I would say to leave it alone for about a month and then maybe shoot him a text that asks him how he's been. I think that might be long enough so that he has some time to think and short enough so that he doesn't think that you hate him. I wish you the best :).
dude I would call him or sumthing... guys are weird and go thru weird things me and my boyfriend broke up after 7 years I didn't hear from him for a week and was going crazy! and we have kids right... so I was like oh hell no he's not leaving me like this come to find out he just needed time to think things through and now we are back together and things are getting better ... id call him let him know ur there and still care without sounding desperate for him... once they know ur desperate for them they play it for all uve got... so be strong if he doesn't care and moves on wow ... maybe its better now then 20 years down the road you know... its hard but you can get through it be stong for yourself!
i know and ur right to think that because nothing can or will stop him from doing it again...that will just have to be the chance you have to take, but only if you feel like it will work this time. I'm new to this so I didn't know how to comment on just what I wrote..sorry. and yeah you will have that akward convo because it's so much that you want to say but maybe can't bring yourself to say it or ur afriad that it will make him not want to talk to u. I've been through all of that, it just takes time and its not easy, I know a lot of girls are like yeah I just got over him and blah blah its not like that at all. I know that its hard to listen to other girls because half the stuff they say they don't even do, but I am telling you this be cause I am going through it now. You will cry and feel alone but after a while it fades, you just have to tell yourself that ur not gonna cry anymore and ofcourse you will always remember the time and think of him but you have to have a strong will to not completely break down. That's what I'm doing now, going out with friends and just enjoying the life that God gave me, and one day if you don't get back together your gonna find this amazing guy that shows you why it never worked out.
i know that this is hard for you, because I am going through the same thing.

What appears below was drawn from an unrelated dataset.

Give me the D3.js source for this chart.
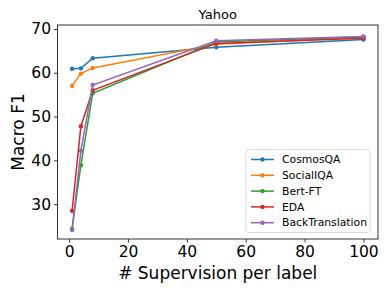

Boys are stubborn though, he probably won't text you first, unless he starts to like REALLY miss you. The time b4 this when me and my ex broke up, we would talk a couple times but nothing big and then we just quit talking for like 3 mos. In the middle of the 3rd month at like 12am he was texting me saying " I love you" I don't know how your guy is, but they all have one thing in common and that's their pride. They will walk around scruffy, sad, and just like us but they will never admit it. So just give it time and he will come around, unless you want to make the first move and contact him.
I don't think that you should be nervous over time. Sixteen days isn't really as long as it seems, like I said, my man and I didn't get back together until 6 months after we broke up. Just try and be patient for a while.